(Data)
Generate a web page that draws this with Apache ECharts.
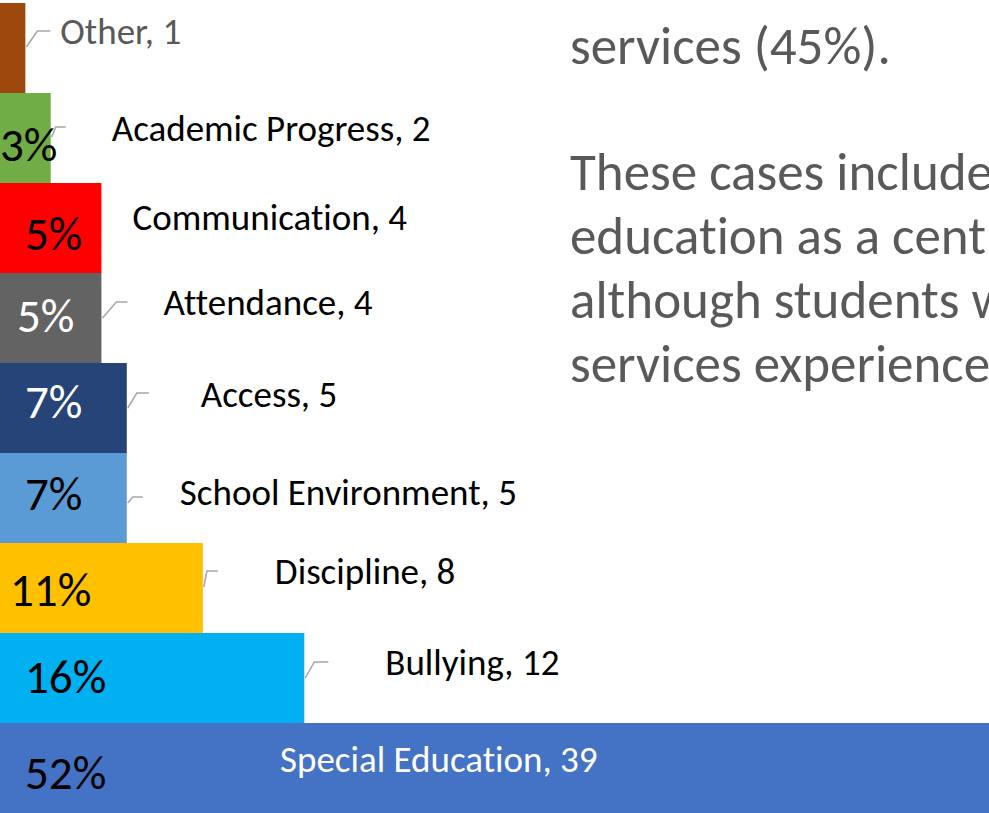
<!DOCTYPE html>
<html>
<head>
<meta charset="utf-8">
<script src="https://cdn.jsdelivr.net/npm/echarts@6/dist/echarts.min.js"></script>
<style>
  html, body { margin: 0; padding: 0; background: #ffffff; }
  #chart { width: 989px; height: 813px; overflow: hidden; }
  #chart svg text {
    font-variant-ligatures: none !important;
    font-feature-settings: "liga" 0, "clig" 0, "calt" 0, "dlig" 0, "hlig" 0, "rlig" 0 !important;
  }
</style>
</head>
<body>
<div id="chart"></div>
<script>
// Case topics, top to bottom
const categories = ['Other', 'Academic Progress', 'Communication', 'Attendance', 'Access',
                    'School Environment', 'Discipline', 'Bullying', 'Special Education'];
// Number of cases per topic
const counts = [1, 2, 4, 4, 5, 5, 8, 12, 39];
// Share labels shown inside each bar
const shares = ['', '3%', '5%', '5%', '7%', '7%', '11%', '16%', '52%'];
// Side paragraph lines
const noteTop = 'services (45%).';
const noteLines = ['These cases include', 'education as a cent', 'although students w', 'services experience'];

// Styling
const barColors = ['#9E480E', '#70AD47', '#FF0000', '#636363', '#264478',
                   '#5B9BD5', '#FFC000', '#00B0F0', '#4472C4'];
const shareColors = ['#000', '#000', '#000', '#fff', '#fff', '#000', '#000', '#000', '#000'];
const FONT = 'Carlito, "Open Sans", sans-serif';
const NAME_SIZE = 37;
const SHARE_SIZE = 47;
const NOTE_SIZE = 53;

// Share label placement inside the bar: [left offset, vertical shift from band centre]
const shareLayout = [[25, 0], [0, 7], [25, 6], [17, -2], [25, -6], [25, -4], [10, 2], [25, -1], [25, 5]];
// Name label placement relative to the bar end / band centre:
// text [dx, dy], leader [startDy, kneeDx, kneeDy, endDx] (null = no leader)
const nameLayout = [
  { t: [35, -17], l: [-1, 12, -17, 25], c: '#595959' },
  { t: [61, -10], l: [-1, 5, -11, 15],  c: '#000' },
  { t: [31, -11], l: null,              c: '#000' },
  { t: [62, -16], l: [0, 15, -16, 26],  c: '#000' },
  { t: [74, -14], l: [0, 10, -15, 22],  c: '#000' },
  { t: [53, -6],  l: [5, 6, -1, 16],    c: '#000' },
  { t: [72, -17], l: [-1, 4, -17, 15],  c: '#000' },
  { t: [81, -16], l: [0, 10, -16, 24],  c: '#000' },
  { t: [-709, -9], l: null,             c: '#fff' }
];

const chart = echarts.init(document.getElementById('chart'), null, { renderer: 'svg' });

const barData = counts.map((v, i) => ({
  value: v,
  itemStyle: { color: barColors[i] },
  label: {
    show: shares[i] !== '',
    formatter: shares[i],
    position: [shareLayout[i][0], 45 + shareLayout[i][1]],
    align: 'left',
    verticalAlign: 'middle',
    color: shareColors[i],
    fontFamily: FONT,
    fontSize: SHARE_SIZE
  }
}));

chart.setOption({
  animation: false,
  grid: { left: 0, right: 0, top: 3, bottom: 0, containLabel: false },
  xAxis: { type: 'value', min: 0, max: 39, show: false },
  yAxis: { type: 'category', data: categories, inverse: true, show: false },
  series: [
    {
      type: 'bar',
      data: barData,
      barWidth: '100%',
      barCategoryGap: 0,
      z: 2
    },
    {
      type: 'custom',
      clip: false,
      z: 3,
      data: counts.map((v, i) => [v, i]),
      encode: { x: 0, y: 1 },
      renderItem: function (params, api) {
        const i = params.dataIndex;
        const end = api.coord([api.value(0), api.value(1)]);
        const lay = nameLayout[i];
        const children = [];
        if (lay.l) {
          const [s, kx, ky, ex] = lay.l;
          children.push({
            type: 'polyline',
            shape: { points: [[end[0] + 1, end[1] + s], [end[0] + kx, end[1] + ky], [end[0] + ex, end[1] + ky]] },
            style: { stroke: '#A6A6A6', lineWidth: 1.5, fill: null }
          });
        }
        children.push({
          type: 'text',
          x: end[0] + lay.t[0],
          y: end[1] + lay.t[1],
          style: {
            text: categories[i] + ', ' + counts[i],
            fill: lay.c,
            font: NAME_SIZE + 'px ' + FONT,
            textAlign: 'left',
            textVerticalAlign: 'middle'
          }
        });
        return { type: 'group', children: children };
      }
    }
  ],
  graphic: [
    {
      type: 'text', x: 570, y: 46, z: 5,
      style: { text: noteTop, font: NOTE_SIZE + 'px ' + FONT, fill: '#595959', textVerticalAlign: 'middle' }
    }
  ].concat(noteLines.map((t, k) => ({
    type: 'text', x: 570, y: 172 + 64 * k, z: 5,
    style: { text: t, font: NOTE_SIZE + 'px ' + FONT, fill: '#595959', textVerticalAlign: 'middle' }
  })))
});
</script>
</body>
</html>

(What the task requires) Omit every picture, then repeat the remaining data exactly as it appears above.

(Reply to the exercise)
Generate a web page that draws this with Apache ECharts.
<!DOCTYPE html>
<html>
<head>
<meta charset="utf-8">
<script src="https://cdn.jsdelivr.net/npm/echarts@6/dist/echarts.min.js"></script>
<style>
  html, body { margin: 0; padding: 0; background: #ffffff; }
  #chart { width: 989px; height: 813px; overflow: hidden; }
  #chart svg text {
    font-variant-ligatures: none !important;
    font-feature-settings: "liga" 0, "clig" 0, "calt" 0, "dlig" 0, "hlig" 0, "rlig" 0 !important;
  }
</style>
</head>
<body>
<div id="chart"></div>
<script>
// Case topics, top to bottom
const categories = ['Other', 'Academic Progress', 'Communication', 'Attendance', 'Access',
                    'School Environment', 'Discipline', 'Bullying', 'Special Education'];
// Number of cases per topic
const counts = [1, 2, 4, 4, 5, 5, 8, 12, 39];
// Share labels shown inside each bar
const shares = ['', '3%', '5%', '5%', '7%', '7%', '11%', '16%', '52%'];
// Side paragraph lines
const noteTop = 'services (45%).';
const noteLines = ['These cases include', 'education as a cent', 'although students w', 'services experience'];

// Styling
const barColors = ['#9E480E', '#70AD47', '#FF0000', '#636363', '#264478',
                   '#5B9BD5', '#FFC000', '#00B0F0', '#4472C4'];
const shareColors = ['#000', '#000', '#000', '#fff', '#fff', '#000', '#000', '#000', '#000'];
const FONT = 'Carlito, "Open Sans", sans-serif';
const NAME_SIZE = 37;
const SHARE_SIZE = 47;
const NOTE_SIZE = 53;

// Share label placement inside the bar: [left offset, vertical shift from band centre]
const shareLayout = [[25, 0], [0, 7], [25, 6], [17, -2], [25, -6], [25, -4], [10, 2], [25, -1], [25, 5]];
// Name label placement relative to the bar end / band centre:
// text [dx, dy], leader [startDy, kneeDx, kneeDy, endDx] (null = no leader)
const nameLayout = [
  { t: [35, -17], l: [-1, 12, -17, 25], c: '#595959' },
  { t: [61, -10], l: [-1, 5, -11, 15],  c: '#000' },
  { t: [31, -11], l: null,              c: '#000' },
  { t: [62, -16], l: [0, 15, -16, 26],  c: '#000' },
  { t: [74, -14], l: [0, 10, -15, 22],  c: '#000' },
  { t: [53, -6],  l: [5, 6, -1, 16],    c: '#000' },
  { t: [72, -17], l: [-1, 4, -17, 15],  c: '#000' },
  { t: [81, -16], l: [0, 10, -16, 24],  c: '#000' },
  { t: [-709, -9], l: null,             c: '#fff' }
];

const chart = echarts.init(document.getElementById('chart'), null, { renderer: 'svg' });

const barData = counts.map((v, i) => ({
  value: v,
  itemStyle: { color: barColors[i] },
  label: {
    show: shares[i] !== '',
    formatter: shares[i],
    position: [shareLayout[i][0], 45 + shareLayout[i][1]],
    align: 'left',
    verticalAlign: 'middle',
    color: shareColors[i],
    fontFamily: FONT,
    fontSize: SHARE_SIZE
  }
}));

chart.setOption({
  animation: false,
  grid: { left: 0, right: 0, top: 3, bottom: 0, containLabel: false },
  xAxis: { type: 'value', min: 0, max: 39, show: false },
  yAxis: { type: 'category', data: categories, inverse: true, show: false },
  series: [
    {
      type: 'bar',
      data: barData,
      barWidth: '100%',
      barCategoryGap: 0,
      z: 2
    },
    {
      type: 'custom',
      clip: false,
      z: 3,
      data: counts.map((v, i) => [v, i]),
      encode: { x: 0, y: 1 },
      renderItem: function (params, api) {
        const i = params.dataIndex;
        const end = api.coord([api.value(0), api.value(1)]);
        const lay = nameLayout[i];
        const children = [];
        if (lay.l) {
          const [s, kx, ky, ex] = lay.l;
          children.push({
            type: 'polyline',
            shape: { points: [[end[0] + 1, end[1] + s], [end[0] + kx, end[1] + ky], [end[0] + ex, end[1] + ky]] },
            style: { stroke: '#A6A6A6', lineWidth: 1.5, fill: null }
          });
        }
        children.push({
          type: 'text',
          x: end[0] + lay.t[0],
          y: end[1] + lay.t[1],
          style: {
            text: categories[i] + ', ' + counts[i],
            fill: lay.c,
            font: NAME_SIZE + 'px ' + FONT,
            textAlign: 'left',
            textVerticalAlign: 'middle'
          }
        });
        return { type: 'group', children: children };
      }
    }
  ],
  graphic: [
    {
      type: 'text', x: 570, y: 46, z: 5,
      style: { text: noteTop, font: NOTE_SIZE + 'px ' + FONT, fill: '#595959', textVerticalAlign: 'middle' }
    }
  ].concat(noteLines.map((t, k) => ({
    type: 'text', x: 570, y: 172 + 64 * k, z: 5,
    style: { text: t, font: NOTE_SIZE + 'px ' + FONT, fill: '#595959', textVerticalAlign: 'middle' }
  })))
});
</script>
</body>
</html>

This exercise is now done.